In just a matter of a year, the burgeoning outsourcing industry, for some years the bogeyman of many workers from the developed world, suddenly finds itself fighting for its very survival. What does the future hold for these firms? For the outsourcing phenomenon itself?
My guess is that in the next few years, if the current inflationary environment persists and the US dollar maintains its current depreciated value, outsourcing will cease to grow, and may even contract in a big way.
Many previously-outsourced jobs may end up going back to their home countries, as the wage differential between developed countries and developing countries narrows due to inflation. Inflation is getting to be the big equalizer of wages between developed and developing world. Since inflation generally is higher in the developing world, the costs of doing business has increased to a greater extend in those places.
Also, the current economic stagnation in the US economy is resulting in a lot of cutbacks in consumer spending. This is then leading to lower corporate profits for US-based companies, many of whom are leading outsourcers. As they cut back on their operations, to account for decreased b volume, they are likely to decrease, or pull out altogether, from their operations set up in foreign countries.
My best guess is that the first outsourced jobs to go back to the developed countries i.e., the US, are the low skill back office work - the call centers, the ticket processing, order handling, forms preparation, various dictation and transcription work, etc. After all, it is the lower-skill jobs that are easiest to migrate back and forth. Barring low costs of packing up and re-deploying in another location, they can quickly be closed and dispersed.
The manufacturing jobs will probably be scaled down but largely stay in the developing countries, and probably not necessarily go back to the developed countries. It is more costly and time-consuming to pack up an entire factory and its various machinery.
Some companies will still accelerate outsourcing though, specifically in those areas where developing countries have already developed a local infrastructure that can sustain a competitive advantage to developed markets. Processes that would otherwise be done by highly paid staffers in the developed world will continue to be outsourced, i.e., tax and legal back office support, and maybe finance and accounting support, too.
Therefore, the developing world would probably need to quickly upgrade its skills, so that it can compete, pound for pound, in the higher value-added work – the accounting, tax management, research and design jobs.

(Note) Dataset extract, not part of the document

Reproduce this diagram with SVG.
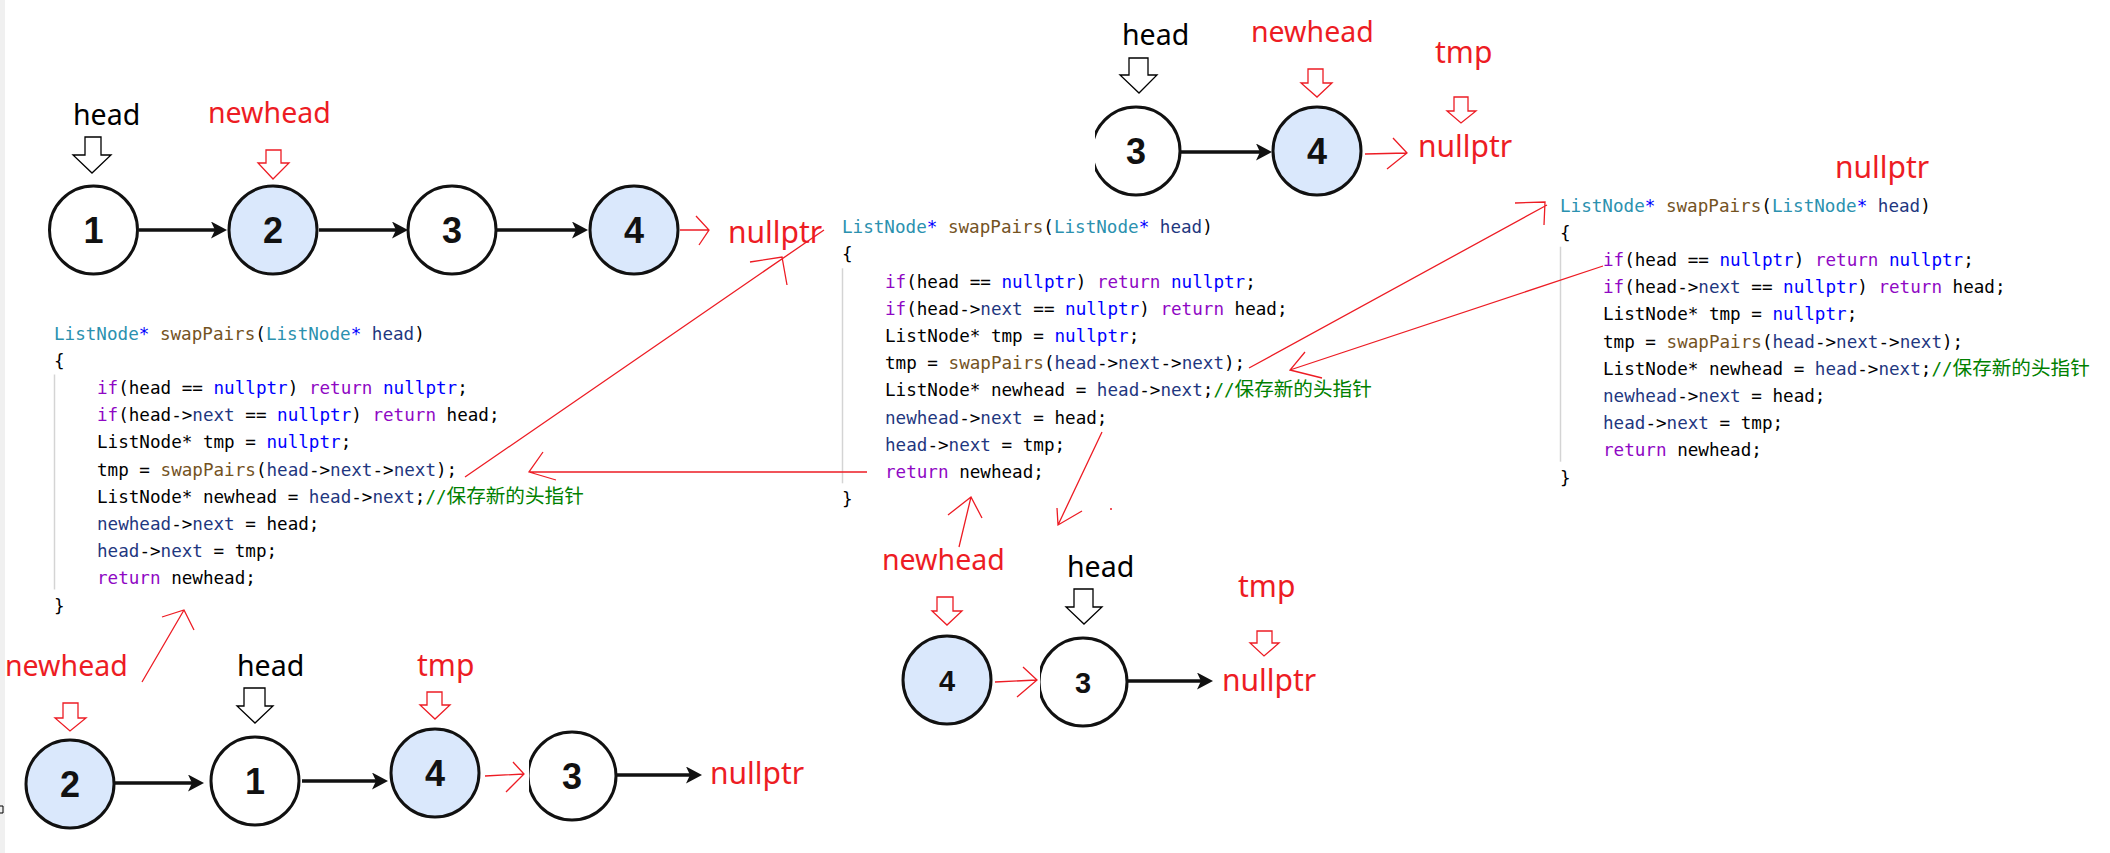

These jobs, however, are done best and most relevantly to a client’s needs, by those on the ground where the client resides. In other words, if the clients are in the developed countries, the workers in these countries will constantly be able to out-maneouver the outsiders.
Hence, we are probably seeing a considerable backlash in the latest manifestation of globalization – the globalization of work processes. We are probably also seeing a fallback as well in a more primary form of globalization – global trade.
I don’t know by how much the developed country workers will enjoy it either, because the entire pie has shrunk anyway, meaning there’s less for everyone to begin with. There’s less for you, that is, if you happen to be one of those with focused and narrow skills, a phenomenon which accompanied the previous decades’ high growth in business volumes. It was overspecialization which largely enabled the outsourcing phenomenon to happen anyway.
So to the narrowly skilled workers of the developed world, now that global business is cutting back, and getting back to basics, are you ready to do more of what you assumed other people were already supposed to be doing?